Check that all include paths in your compiler command correspond to your folder structure. The -I flags should reference directories containing header files—not the files themselves. Also, confirm that all required headers have been downloaded and placed correctly.

Access key authentication errors

If initialization fails with an authentication error, ensure that you've replaced the placeholder AccessKey with your actual key from Picovoice Console.

Frequently Asked Questions

Can Cobra Voice Activity Detection be used with pre-recorded audio files?

Yes. Read the audio file in fixed-size frames and process each frame sequentially, just as you would with live microphone input.

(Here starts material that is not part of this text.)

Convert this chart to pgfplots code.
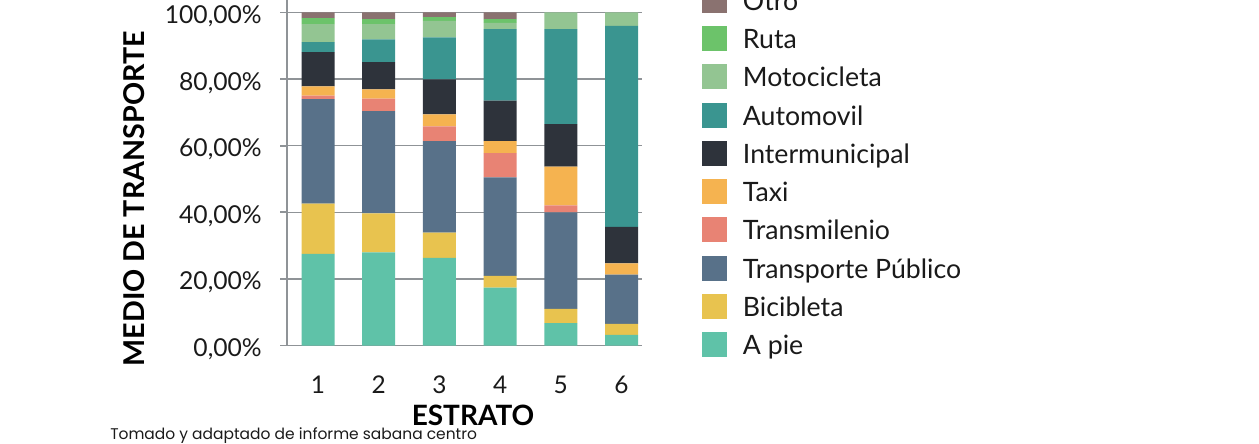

How do I choose a threshold for voice detection?

A common approach is to treat the VAD output as a probability and apply a threshold (for example, 0.5) based on your tolerance for false positives versus missed speech.

How do I integrate Cobra Voice Activity Detection with speech-to-text systems?

Use Cobra to detect voice activity, then only send audio segments with detected speech to your STT engine. This reduces processing costs and improves efficiency. You can combine Cobra with Cheetah Streaming Speech-to-Text for a complete voice processing pipeline.